The current downturn, now in its second year, is already breaking records, making it the steepest and longest slump since private home ownership began in the 1990s. While sales in big cities like Beijing, Shanghai, and Shenzhen saw a slight uptick in the first weeks of September, the overall market by dollar value at the 100 biggest developers was still down 25% last month from a year earlier.

Lengmu, a real estate agent in Shanghai, has only done two deals since the city lifted its lockdown in June. He says the average number of second-hand homes sold in one block has dropped to below 10 over the past six months, compared with around 30 to 50 in a good year. Clients have either left the city or are waiting for prices to stop falling.

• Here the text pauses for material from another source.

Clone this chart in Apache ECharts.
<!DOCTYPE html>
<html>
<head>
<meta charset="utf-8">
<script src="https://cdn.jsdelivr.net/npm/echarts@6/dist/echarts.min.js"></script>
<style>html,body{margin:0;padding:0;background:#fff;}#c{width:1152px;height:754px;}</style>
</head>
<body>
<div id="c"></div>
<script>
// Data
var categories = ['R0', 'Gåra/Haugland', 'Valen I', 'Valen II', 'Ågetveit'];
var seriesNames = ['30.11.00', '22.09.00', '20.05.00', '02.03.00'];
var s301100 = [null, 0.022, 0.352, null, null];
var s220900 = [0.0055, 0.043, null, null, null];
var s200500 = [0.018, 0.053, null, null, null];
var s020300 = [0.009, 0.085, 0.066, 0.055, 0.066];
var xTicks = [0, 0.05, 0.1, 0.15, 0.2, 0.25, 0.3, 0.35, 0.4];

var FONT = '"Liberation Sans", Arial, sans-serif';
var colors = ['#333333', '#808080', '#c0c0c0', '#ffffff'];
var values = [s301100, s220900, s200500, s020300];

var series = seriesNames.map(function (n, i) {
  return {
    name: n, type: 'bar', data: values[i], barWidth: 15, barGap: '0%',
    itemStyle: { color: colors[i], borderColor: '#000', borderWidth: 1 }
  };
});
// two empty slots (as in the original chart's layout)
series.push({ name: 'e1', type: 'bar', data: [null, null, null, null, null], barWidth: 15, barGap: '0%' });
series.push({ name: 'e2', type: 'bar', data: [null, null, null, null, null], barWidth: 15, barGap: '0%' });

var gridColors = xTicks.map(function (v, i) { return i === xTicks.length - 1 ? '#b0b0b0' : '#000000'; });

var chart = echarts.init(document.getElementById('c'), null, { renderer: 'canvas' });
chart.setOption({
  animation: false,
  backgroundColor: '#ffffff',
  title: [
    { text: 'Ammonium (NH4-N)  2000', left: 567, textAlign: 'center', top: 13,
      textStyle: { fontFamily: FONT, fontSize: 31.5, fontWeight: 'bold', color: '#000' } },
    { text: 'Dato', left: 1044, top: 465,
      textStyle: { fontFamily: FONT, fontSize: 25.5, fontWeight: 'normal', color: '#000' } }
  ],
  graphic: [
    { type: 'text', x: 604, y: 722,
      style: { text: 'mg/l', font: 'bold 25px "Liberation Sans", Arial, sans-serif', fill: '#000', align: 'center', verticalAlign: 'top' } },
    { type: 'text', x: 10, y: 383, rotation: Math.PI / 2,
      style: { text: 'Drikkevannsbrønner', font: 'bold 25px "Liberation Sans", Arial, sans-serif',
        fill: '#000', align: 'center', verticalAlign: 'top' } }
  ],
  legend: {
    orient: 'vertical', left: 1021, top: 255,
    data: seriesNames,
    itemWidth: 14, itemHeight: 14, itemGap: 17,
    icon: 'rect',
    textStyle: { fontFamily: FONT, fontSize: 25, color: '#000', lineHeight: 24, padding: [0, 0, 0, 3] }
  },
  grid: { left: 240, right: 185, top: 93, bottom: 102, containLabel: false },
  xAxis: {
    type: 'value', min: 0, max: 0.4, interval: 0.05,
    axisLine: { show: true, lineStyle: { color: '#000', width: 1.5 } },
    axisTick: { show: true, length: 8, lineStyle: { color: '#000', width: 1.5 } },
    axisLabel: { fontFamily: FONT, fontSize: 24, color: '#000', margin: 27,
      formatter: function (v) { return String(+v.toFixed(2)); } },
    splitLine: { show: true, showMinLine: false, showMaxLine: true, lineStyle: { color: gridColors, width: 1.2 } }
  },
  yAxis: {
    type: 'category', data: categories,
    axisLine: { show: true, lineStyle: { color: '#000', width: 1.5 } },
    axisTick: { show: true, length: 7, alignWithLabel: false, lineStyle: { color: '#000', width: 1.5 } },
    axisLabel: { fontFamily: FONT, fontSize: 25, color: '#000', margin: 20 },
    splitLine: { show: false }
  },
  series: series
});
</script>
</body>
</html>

“It’s really tough to broker a deal these days,” said Lengmu, who only wanted his first name used and has worked in real estate for four years. He hopes the market will improve after the rate cuts. “If you can’t secure any deal, you don’t get paid anything more than your basic salary. I feel pressured.”

Market Floor

Some economists say the policy moves, along with a gradual easing of Covid restrictions, may help the market find a floor this year and plateau into 2023. Few are calling for a sharp rebound.

“The government’s measures are aimed at preventing the difficulties in the property market from spilling over into the broader economy rather than stimulating the housing market,” Morgan Stanley analysts including Stephen Cheung and Chloe Liu wrote in an Oct. 9 note. They don’t see a recovery until the second quarter of next year. Deutsche Bank AG says the market may have bottomed in August.

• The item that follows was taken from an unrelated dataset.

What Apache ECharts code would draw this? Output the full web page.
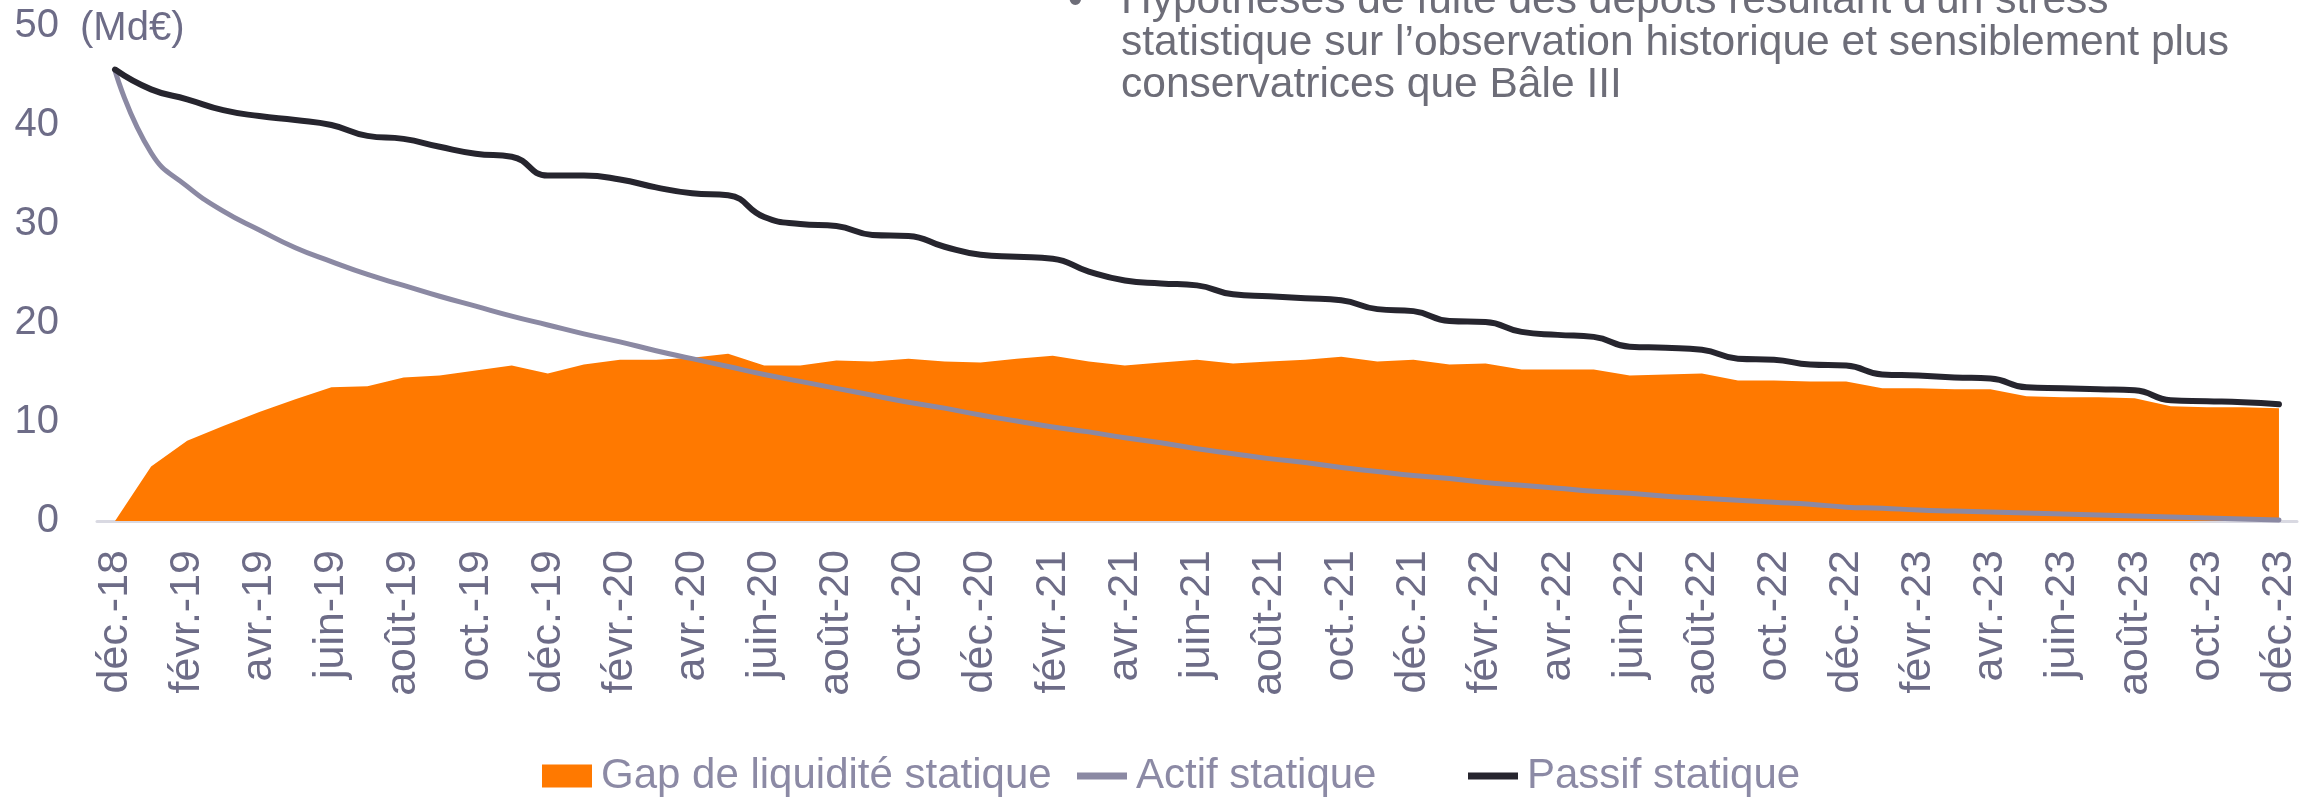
<!DOCTYPE html>
<html>
<head>
<meta charset="UTF-8" />
<title>Gap de liquidité statique</title>
<script src="https://cdn.jsdelivr.net/npm/echarts@6/dist/echarts.min.js"></script>
<style>
  html, body { margin: 0; padding: 0; background: #fff; }
  #chart { width: 2320px; height: 801px; }
</style>
</head>
<body>
<div id="chart"></div>
<script>
// mois, de déc.-18 à déc.-23
var mois = [
  'déc.-18',
  'janv.-19', 'févr.-19', 'mars-19', 'avr.-19', 'mai-19', 'juin-19', 'juil.-19', 'août-19', 'sept.-19', 'oct.-19', 'nov.-19', 'déc.-19',
  'janv.-20', 'févr.-20', 'mars-20', 'avr.-20', 'mai-20', 'juin-20', 'juil.-20', 'août-20', 'sept.-20', 'oct.-20', 'nov.-20', 'déc.-20',
  'janv.-21', 'févr.-21', 'mars-21', 'avr.-21', 'mai-21', 'juin-21', 'juil.-21', 'août-21', 'sept.-21', 'oct.-21', 'nov.-21', 'déc.-21',
  'janv.-22', 'févr.-22', 'mars-22', 'avr.-22', 'mai-22', 'juin-22', 'juil.-22', 'août-22', 'sept.-22', 'oct.-22', 'nov.-22', 'déc.-22',
  'janv.-23', 'févr.-23', 'mars-23', 'avr.-23', 'mai-23', 'juin-23', 'juil.-23', 'août-23', 'sept.-23', 'oct.-23', 'nov.-23', 'déc.-23'
];

// Md€
var gap = [
  0, 5.5, 8.1, 9.6, 11.0, 12.3, 13.5, 13.6, 14.5, 14.7, 15.2, 15.7, 14.9,
  15.8, 16.3, 16.3, 16.5, 16.9, 15.7, 15.7, 16.2, 16.1, 16.4, 16.1, 16.0,
  16.4, 16.7, 16.1, 15.7, 16.0, 16.3, 15.9, 16.1, 16.3, 16.6, 16.1, 16.3,
  15.8, 15.9, 15.3, 15.3, 15.3, 14.7, 14.8, 14.9, 14.2, 14.2, 14.1, 14.1,
  13.4, 13.4, 13.3, 13.3, 12.6, 12.5, 12.5, 12.4, 11.6, 11.5, 11.5, 11.4
];
var actif = [
  45.5, 37.2, 33.8, 31.3, 29.4, 27.6, 26.2, 24.9, 23.8, 22.7, 21.7, 20.7, 19.8,
  18.9, 18.1, 17.2, 16.4, 15.6, 14.8, 14.1, 13.4, 12.7, 12.0, 11.4, 10.7,
  10.1, 9.5, 9.0, 8.4, 7.9, 7.3, 6.8, 6.3, 5.9, 5.4, 5.0, 4.6,
  4.3, 3.9, 3.6, 3.3, 3.0, 2.8, 2.5, 2.3, 2.1, 1.9, 1.7, 1.4,
  1.3, 1.1, 1.0, 0.9, 0.8, 0.7, 0.6, 0.5, 0.4, 0.3, 0.2, 0.1
];
var passif = [
  45.6, 43.6, 42.6, 41.5, 40.9, 40.5, 40.0, 38.9, 38.6, 37.8, 37.1, 36.8, 34.9,
  34.9, 34.5, 33.7, 33.1, 32.9, 30.7, 30.0, 29.8, 28.9, 28.8, 27.7, 26.9,
  26.7, 26.5, 25.2, 24.3, 24.0, 23.8, 22.9, 22.7, 22.5, 22.3, 21.4, 21.2,
  20.2, 20.1, 19.1, 18.8, 18.6, 17.6, 17.5, 17.3, 16.4, 16.3, 15.8, 15.7,
  14.8, 14.7, 14.5, 14.4, 13.5, 13.4, 13.3, 13.2, 12.2, 12.1, 12.0, 11.8
];

var noteLignes = [
  'Hypothèses de fuite des dépôts résultant d\u2019un stress',
  'statistique sur l\u2019observation historique et sensiblement plus',
  'conservatrices que Bâle III'
];

var police = '"Liberation Sans", Arial, sans-serif';
var gris = '#6d6c87';
var grisNote = '#6d6d78';
var iconeTrait = 'path://M0,0H50V7H0Z';

// une légende par entrée, pour garder l'espacement du modèle
function legende(nom, icone, gauche) {
  return {
    top: 750,
    left: gauche,
    itemWidth: 50,
    itemHeight: 23,
    textStyle: { fontFamily: police, fontSize: 42, color: '#8c8aa5', padding: [0, 0, 0, 4] },
    data: [{ name: nom, icon: icone }]
  };
}

var myChart = echarts.init(document.getElementById('chart'));

var option = {
  animation: false,
  grid: { left: 97, right: 23, top: 26, bottom: 280, containLabel: false },
  legend: [
    legende('Gap de liquidité statique', 'rect', 537),
    legende('Actif statique', iconeTrait, 1072),
    legende('Passif statique', iconeTrait, 1463)
  ],
  xAxis: {
    type: 'category',
    data: mois,
    boundaryGap: true,
    axisLine: { lineStyle: { color: '#d9d9e2', width: 3 } },
    axisTick: { show: false },
    axisLabel: {
      interval: 1,
      rotate: 90,
      margin: 29,
      fontFamily: police,
      fontSize: 43,
      color: gris
    }
  },
  yAxis: {
    type: 'value',
    min: 0,
    max: 50,
    interval: 10,
    axisLine: { show: false },
    axisTick: { show: false },
    splitLine: { show: false },
    axisLabel: { margin: 38, fontFamily: police, fontSize: 40, color: gris }
  },
  graphic: [
    { type: 'text', left: 80, top: 9, style: { text: '(Md€)', font: '40px ' + police, fill: gris } },
    { type: 'text', x: 1068, y: 1, style: { text: '\u2022', font: '42px ' + police, fill: grisNote, verticalAlign: 'middle' } },
    { type: 'text', x: 1121, y: 1, style: { text: noteLignes[0], font: '42.5px ' + police, fill: grisNote, verticalAlign: 'middle' } },
    { type: 'text', x: 1121, y: 43, style: { text: noteLignes[1], font: '42.5px ' + police, fill: grisNote, verticalAlign: 'middle' } },
    { type: 'text', x: 1121, y: 85, style: { text: noteLignes[2], font: '42.5px ' + police, fill: grisNote, verticalAlign: 'middle' } }
  ],
  series: [
    {
      name: 'Gap de liquidité statique',
      type: 'line',
      data: gap,
      symbol: 'none',
      lineStyle: { width: 0, color: '#ff7900' },
      itemStyle: { color: '#ff7900' },
      areaStyle: { color: '#ff7900', opacity: 1 },
      z: 1
    },
    {
      name: 'Actif statique',
      type: 'line',
      data: actif,
      smooth: true,
      symbol: 'none',
      lineStyle: { width: 5, color: '#8b89a3', cap: 'round' },
      itemStyle: { color: '#8b89a3' },
      z: 2
    },
    {
      name: 'Passif statique',
      type: 'line',
      data: passif,
      smooth: true,
      symbol: 'none',
      lineStyle: { width: 6, color: '#26252e', cap: 'round' },
      itemStyle: { color: '#26252e' },
      z: 3
    }
  ]
};

myChart.setOption(option);
</script>
</body>
</html>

Optimists point to China’s burgeoning middle class that will fuel new levels of spending. China surpassed Japan as the world’s second-largest economy in 2010, helped by the largest urbanization in history.

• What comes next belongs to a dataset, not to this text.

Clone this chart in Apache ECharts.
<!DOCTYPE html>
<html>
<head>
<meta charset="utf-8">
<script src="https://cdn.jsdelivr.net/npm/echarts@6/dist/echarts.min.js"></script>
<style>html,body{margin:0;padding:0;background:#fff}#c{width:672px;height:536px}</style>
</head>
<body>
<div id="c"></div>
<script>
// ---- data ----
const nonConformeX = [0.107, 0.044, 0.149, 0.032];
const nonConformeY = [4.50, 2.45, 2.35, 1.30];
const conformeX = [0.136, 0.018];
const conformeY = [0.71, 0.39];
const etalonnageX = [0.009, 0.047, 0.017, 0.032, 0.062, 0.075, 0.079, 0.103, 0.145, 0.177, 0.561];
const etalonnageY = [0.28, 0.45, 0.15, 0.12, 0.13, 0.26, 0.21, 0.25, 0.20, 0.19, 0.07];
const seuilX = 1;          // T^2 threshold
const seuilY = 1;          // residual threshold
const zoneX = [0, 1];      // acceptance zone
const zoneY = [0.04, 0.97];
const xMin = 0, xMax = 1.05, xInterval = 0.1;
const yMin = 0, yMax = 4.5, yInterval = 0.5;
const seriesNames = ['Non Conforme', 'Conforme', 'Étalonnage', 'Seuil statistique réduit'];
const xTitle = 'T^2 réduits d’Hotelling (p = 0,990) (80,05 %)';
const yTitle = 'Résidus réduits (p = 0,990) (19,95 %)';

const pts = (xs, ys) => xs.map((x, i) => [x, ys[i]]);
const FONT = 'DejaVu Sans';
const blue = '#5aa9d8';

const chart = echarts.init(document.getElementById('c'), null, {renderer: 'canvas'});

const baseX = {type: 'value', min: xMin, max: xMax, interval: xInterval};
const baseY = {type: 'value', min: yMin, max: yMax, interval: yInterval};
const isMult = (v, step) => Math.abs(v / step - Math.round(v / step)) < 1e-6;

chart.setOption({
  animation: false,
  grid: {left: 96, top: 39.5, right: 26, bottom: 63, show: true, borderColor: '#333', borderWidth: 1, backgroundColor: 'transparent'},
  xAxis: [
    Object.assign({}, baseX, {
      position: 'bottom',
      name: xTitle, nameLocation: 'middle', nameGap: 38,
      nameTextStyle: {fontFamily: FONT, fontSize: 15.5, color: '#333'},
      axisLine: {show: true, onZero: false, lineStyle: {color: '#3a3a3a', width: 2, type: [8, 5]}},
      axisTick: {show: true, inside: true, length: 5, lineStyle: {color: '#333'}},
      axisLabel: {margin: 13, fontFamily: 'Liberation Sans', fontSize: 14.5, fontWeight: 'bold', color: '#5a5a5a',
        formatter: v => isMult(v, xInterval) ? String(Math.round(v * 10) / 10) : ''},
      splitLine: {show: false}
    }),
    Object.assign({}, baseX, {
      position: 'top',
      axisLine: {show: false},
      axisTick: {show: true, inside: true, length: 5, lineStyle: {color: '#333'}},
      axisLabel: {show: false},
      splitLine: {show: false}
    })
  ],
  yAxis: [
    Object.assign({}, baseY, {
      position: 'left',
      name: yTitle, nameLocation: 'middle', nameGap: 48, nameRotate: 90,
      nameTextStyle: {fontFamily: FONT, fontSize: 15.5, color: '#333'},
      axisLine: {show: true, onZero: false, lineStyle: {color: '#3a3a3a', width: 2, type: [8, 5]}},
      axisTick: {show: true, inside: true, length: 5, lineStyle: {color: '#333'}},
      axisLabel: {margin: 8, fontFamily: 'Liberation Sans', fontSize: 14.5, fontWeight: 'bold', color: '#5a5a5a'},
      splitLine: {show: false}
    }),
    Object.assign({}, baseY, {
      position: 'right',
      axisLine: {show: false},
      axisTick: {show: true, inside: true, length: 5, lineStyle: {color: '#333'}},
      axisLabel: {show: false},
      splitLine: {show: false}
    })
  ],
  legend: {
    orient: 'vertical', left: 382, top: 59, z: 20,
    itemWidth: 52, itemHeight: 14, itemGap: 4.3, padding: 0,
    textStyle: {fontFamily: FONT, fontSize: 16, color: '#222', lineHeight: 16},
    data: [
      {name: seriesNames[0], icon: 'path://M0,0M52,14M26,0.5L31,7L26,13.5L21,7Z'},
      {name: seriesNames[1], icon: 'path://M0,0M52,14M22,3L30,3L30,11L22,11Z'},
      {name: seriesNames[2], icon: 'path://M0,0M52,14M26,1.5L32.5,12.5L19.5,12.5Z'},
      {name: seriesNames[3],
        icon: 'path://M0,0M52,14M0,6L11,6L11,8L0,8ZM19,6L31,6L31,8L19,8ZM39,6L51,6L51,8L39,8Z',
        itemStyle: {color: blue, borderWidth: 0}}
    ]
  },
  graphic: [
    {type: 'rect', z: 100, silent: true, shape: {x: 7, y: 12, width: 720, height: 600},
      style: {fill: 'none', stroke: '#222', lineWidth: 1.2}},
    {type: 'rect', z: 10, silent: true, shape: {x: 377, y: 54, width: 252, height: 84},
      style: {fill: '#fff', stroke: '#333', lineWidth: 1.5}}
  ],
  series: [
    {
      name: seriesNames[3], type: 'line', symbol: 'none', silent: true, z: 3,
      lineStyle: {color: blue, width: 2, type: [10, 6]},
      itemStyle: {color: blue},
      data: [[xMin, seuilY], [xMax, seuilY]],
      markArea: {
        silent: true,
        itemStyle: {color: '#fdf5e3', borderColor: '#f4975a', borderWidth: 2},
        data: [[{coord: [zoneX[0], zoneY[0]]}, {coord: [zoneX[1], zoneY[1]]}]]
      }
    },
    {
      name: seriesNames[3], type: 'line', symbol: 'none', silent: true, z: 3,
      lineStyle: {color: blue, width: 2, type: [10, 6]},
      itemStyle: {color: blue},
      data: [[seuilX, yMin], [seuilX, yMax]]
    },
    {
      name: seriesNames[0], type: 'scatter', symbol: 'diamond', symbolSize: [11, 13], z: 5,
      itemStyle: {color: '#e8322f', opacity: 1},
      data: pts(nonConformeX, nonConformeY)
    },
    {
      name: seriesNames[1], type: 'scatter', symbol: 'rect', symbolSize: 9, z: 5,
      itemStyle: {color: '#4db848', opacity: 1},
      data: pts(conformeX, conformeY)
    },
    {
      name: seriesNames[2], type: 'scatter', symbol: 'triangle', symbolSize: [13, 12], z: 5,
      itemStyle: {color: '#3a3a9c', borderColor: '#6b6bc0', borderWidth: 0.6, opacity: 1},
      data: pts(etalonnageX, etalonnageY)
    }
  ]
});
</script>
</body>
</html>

Still, Bloomberg Economics says this trend is slowing, with some 65% of China’s population now living in cities. Housing supply needs to drop by about 25% to align with projected fundamental demand in 2031, according to Chang Shu, chief Asia economist at Bloomberg Economics. Fundamental demand strips out speculative buyers.

There’s plenty of supply already after developers like Evergrande went on a borrowing frenzy in the last decade to build more apartments. Bloomberg Economics estimates about 2.8 billion square meters of real estate is currently sitting empty — an area 47 times the size of Manhattan.

Even as Beijing takes steps to bolster the market, the government has stuck to its mantra that “houses are for living in, not for speculation” — suggesting there’s no interest in going back to the go-go era of the last decade. Finishing uncompleted homes is more about curtailing social unrest and safeguarding financial stability.

“Central authorities will likely have to make some sort of public and credible commitment to ensure that housing construction will be seen through to completion,” said Adam Wolfe, emerging markets economist at Absolute Strategy Research Ltd. in London. “A few words from Xi Jinping that this is a political priority just might do the trick.”

That equanimity is fueling bets Xi will do more during his third term to ensure China pulls through the crisis. None of the economists surveyed by Bloomberg is calling for a recession any time soon: the median estimate is for gross domestic product to expand 5.1% in 2023, up from 3.4% this year.

“China as a country will get through the property downturn — it always does,” said Anne Stevenson-Yang, co-founder of research firm J. Capital Research Ltd., which is bearish on Chinese real estate. “But people will take losses and banks are going to be asked to take a haircut.”

Morgan Stanley’s economists recently took a stab at predicting what happens if Beijing drags its feet, modeling a stress test that would result in growth of just 1% in the first half of next year and 11 million job losses. The IMF painted its own bleak picture of how the housing slump may morph into a banking crisis. In one scenario, 15% of small banks may go under.

“All you can do is look at history and make an educated guess,” said Larry Hu, an economist at Macquarie Group Ltd., who last year predicted Beijing’s tightening policies would last into 2022. “What if authorities can tolerate another 12 months of a downcycle? That’s your new nightmare scenario.”